Run the test script to verify cross-module intelligence:

# First, generate session data
./launcher.sh
# Choose option 1: System Health Check

# Then test intelligence
./tools/test-cross-module-intelligence.sh

Expected output shows:

  • All health metrics populated
  • Intelligence functions working
  • System status correctly identified

Best Practices

DO:

Run System Health Check FIRST in troubleshooting session Use intelligence functions to provide context-aware recommendations Correlate findings across modules Adjust thresholds based on system state

DON'T:

Rely on this data for historical trend analysis (it's session-only) Assume data exists (always check if metric is populated) Make critical decisions solely on this data Store this long-term (it gets cleaned up)

Example: Enhanced Bot Analyzer (Future)

# modules/security/bot-analyzer.sh

source "$SCRIPT_DIR/lib/reference-db.sh"

# After analysis, provide context

if db_has_network_issues; then
    echo ""
    print_warning "Network Issues Detected"
    echo "System experiencing:"
    echo "  • TCP Retransmission: $(db_get_health_metric 'TCP_RETRANS_PERCENT')%"
    echo "  • Network errors: $(db_get_health_metric 'NETWORK_RX_ERRORS')"
    echo ""
    echo "Bot traffic may be compounded by network problems."
    echo "Recommendation: Address network issues first (see System Health Check)"
fi

if db_is_system_under_load; then
    echo ""
    print_warning "System Under Heavy Load"
    echo "Current state:"
    echo "  • CPU Load: $(db_get_health_metric 'CPU_LOAD_1MIN')"
    echo "  • Memory: $(db_get_health_metric 'MEMORY_USED_PERCENT')%"
    echo ""
    echo "High bot traffic + system load = performance degradation."
    echo "Recommendation: Block bots AND investigate resource usage."
fi

Files Modified

  1. modules/diagnostics/system-health-check.sh

    • Enhanced save_health_baseline() function
    • Now saves network, hardware, and security metrics
    • Lines: 1660-1758
  2. lib/reference-db.sh

    • Added db_get_health_metric() - query individual metrics
    • Added db_is_system_under_load() - check if CPU/memory high
    • Added db_has_network_issues() - check for network problems
    • Added db_is_under_attack() - check for active attacks
    • Added db_get_all_health() - get all health data
    • Lines: 446-497
  3. tools/test-cross-module-intelligence.sh (NEW)

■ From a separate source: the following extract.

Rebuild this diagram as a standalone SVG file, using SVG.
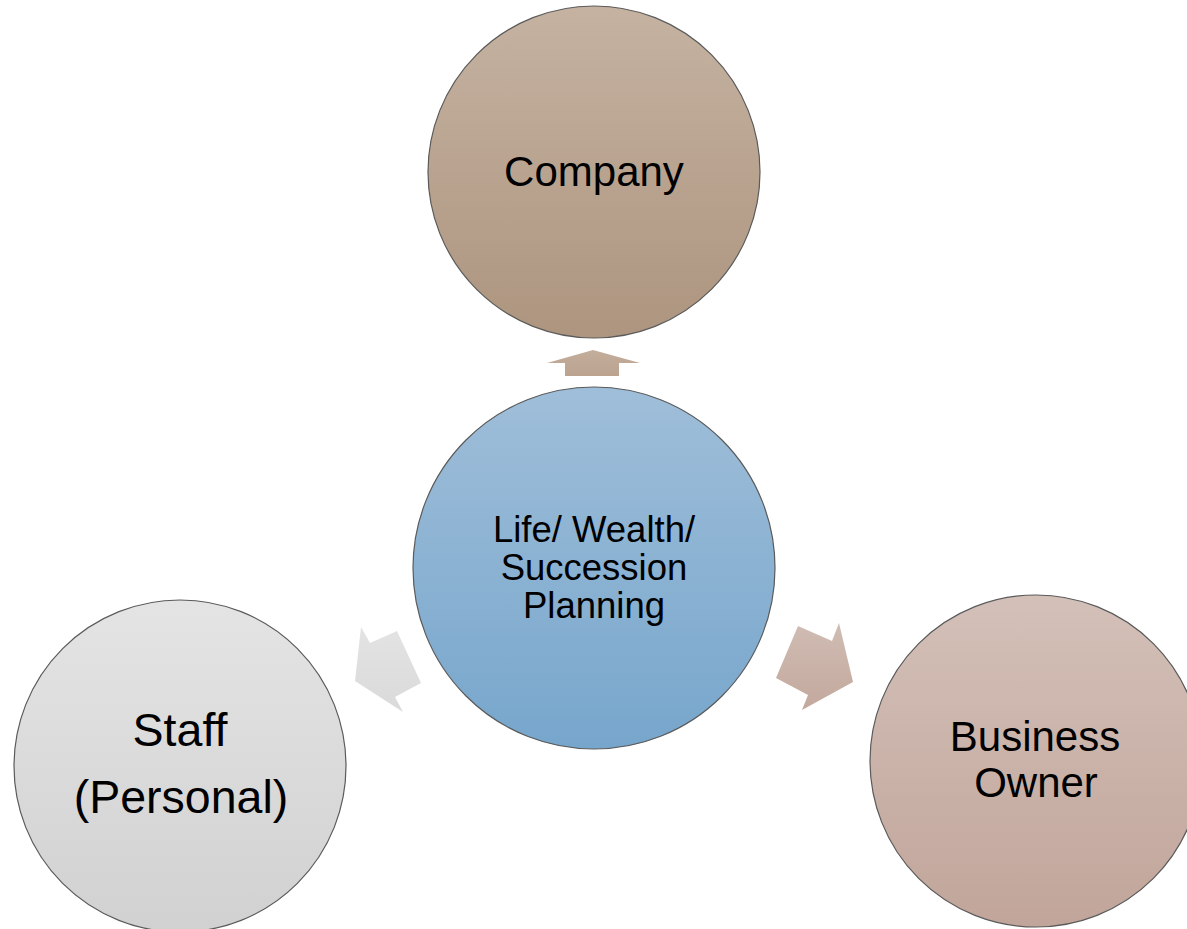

    • Test script demonstrating cross-module queries
    • Shows how to use intelligence functions

Data Lifetime

  • Created: When System Health Check runs
  • Stored: In .sysref file (memory + disk)
  • Expires: After 1 hour OR when cleanup/reset runs
  • Removed: When toolkit is deleted

Future Enhancements

Potential modules that could benefit:

  1. WordPress Health Check

    • Check if slow WP sites correlate with network/load issues
  2. Backup Analyzer

    • Check if backup failures correlate with disk/load issues
  3. Email Troubleshooter

    • Check if email issues correlate with network/disk problems
  4. Resource Monitor

    • Compare current metrics vs health check baseline

Summary

Session Intelligence transforms the toolkit from isolated modules into an integrated diagnostic platform. Each module can now make smarter, context-aware recommendations based on the complete picture of what's happening on the server RIGHT NOW.

No historical data needed. No complex trending. Just smart, session-aware troubleshooting.